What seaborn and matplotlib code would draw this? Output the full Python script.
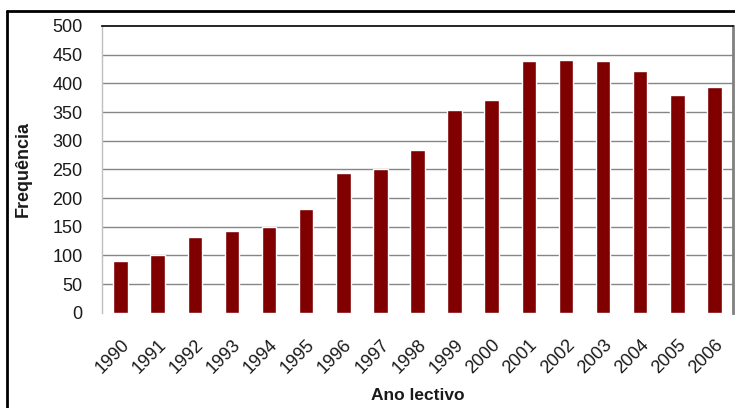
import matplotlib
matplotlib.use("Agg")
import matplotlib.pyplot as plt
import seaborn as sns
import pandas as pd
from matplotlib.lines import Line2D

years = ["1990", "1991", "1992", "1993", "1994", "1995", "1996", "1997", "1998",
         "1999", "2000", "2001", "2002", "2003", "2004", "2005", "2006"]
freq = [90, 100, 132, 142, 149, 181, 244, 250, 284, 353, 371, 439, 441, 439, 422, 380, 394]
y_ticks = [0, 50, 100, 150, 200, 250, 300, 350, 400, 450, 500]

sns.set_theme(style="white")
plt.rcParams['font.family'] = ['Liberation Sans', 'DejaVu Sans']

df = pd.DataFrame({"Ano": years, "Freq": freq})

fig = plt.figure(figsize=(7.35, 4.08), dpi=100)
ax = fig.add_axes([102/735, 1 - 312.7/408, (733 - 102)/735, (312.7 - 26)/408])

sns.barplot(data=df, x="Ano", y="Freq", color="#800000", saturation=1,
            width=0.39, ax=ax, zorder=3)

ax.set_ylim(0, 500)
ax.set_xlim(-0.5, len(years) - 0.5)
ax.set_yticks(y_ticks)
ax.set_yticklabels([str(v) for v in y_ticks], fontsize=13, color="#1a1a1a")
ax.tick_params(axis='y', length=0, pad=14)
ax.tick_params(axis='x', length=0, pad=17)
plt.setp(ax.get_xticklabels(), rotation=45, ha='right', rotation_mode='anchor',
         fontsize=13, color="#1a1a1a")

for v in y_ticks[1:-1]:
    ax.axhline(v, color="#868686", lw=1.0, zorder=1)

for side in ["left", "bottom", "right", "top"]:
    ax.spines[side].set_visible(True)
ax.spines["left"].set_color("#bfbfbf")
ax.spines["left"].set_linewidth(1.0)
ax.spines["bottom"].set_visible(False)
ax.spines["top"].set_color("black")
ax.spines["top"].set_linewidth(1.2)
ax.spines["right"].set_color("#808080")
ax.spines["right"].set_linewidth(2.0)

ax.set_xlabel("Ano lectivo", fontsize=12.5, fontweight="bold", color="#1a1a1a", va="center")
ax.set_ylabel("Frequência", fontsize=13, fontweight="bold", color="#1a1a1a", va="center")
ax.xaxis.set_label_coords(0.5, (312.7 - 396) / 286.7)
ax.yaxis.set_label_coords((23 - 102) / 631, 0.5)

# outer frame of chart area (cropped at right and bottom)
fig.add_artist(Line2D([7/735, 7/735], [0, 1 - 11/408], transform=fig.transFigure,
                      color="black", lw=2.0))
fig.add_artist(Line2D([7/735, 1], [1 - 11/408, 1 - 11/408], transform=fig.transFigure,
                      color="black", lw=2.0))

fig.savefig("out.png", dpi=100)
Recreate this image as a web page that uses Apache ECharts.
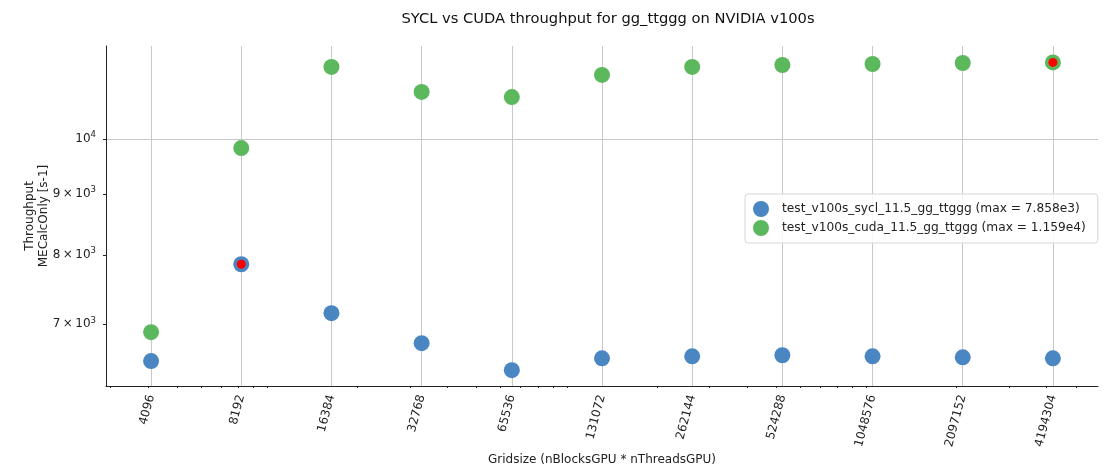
##############################
What needs to be done » Print all of the records shown above exactly, leaving out each picture.

Answer to the task »
What seaborn and matplotlib code would draw this? Output the full Python script.
import matplotlib
matplotlib.use("Agg")
import matplotlib.pyplot as plt
import seaborn as sns
import pandas as pd
from matplotlib.lines import Line2D

years = ["1990", "1991", "1992", "1993", "1994", "1995", "1996", "1997", "1998",
         "1999", "2000", "2001", "2002", "2003", "2004", "2005", "2006"]
freq = [90, 100, 132, 142, 149, 181, 244, 250, 284, 353, 371, 439, 441, 439, 422, 380, 394]
y_ticks = [0, 50, 100, 150, 200, 250, 300, 350, 400, 450, 500]

sns.set_theme(style="white")
plt.rcParams['font.family'] = ['Liberation Sans', 'DejaVu Sans']

df = pd.DataFrame({"Ano": years, "Freq": freq})

fig = plt.figure(figsize=(7.35, 4.08), dpi=100)
ax = fig.add_axes([102/735, 1 - 312.7/408, (733 - 102)/735, (312.7 - 26)/408])

sns.barplot(data=df, x="Ano", y="Freq", color="#800000", saturation=1,
            width=0.39, ax=ax, zorder=3)

ax.set_ylim(0, 500)
ax.set_xlim(-0.5, len(years) - 0.5)
ax.set_yticks(y_ticks)
ax.set_yticklabels([str(v) for v in y_ticks], fontsize=13, color="#1a1a1a")
ax.tick_params(axis='y', length=0, pad=14)
ax.tick_params(axis='x', length=0, pad=17)
plt.setp(ax.get_xticklabels(), rotation=45, ha='right', rotation_mode='anchor',
         fontsize=13, color="#1a1a1a")

for v in y_ticks[1:-1]:
    ax.axhline(v, color="#868686", lw=1.0, zorder=1)

for side in ["left", "bottom", "right", "top"]:
    ax.spines[side].set_visible(True)
ax.spines["left"].set_color("#bfbfbf")
ax.spines["left"].set_linewidth(1.0)
ax.spines["bottom"].set_visible(False)
ax.spines["top"].set_color("black")
ax.spines["top"].set_linewidth(1.2)
ax.spines["right"].set_color("#808080")
ax.spines["right"].set_linewidth(2.0)

ax.set_xlabel("Ano lectivo", fontsize=12.5, fontweight="bold", color="#1a1a1a", va="center")
ax.set_ylabel("Frequência", fontsize=13, fontweight="bold", color="#1a1a1a", va="center")
ax.xaxis.set_label_coords(0.5, (312.7 - 396) / 286.7)
ax.yaxis.set_label_coords((23 - 102) / 631, 0.5)

# outer frame of chart area (cropped at right and bottom)
fig.add_artist(Line2D([7/735, 7/735], [0, 1 - 11/408], transform=fig.transFigure,
                      color="black", lw=2.0))
fig.add_artist(Line2D([7/735, 1], [1 - 11/408, 1 - 11/408], transform=fig.transFigure,
                      color="black", lw=2.0))

fig.savefig("out.png", dpi=100)
Recreate this image as a web page that uses Apache ECharts.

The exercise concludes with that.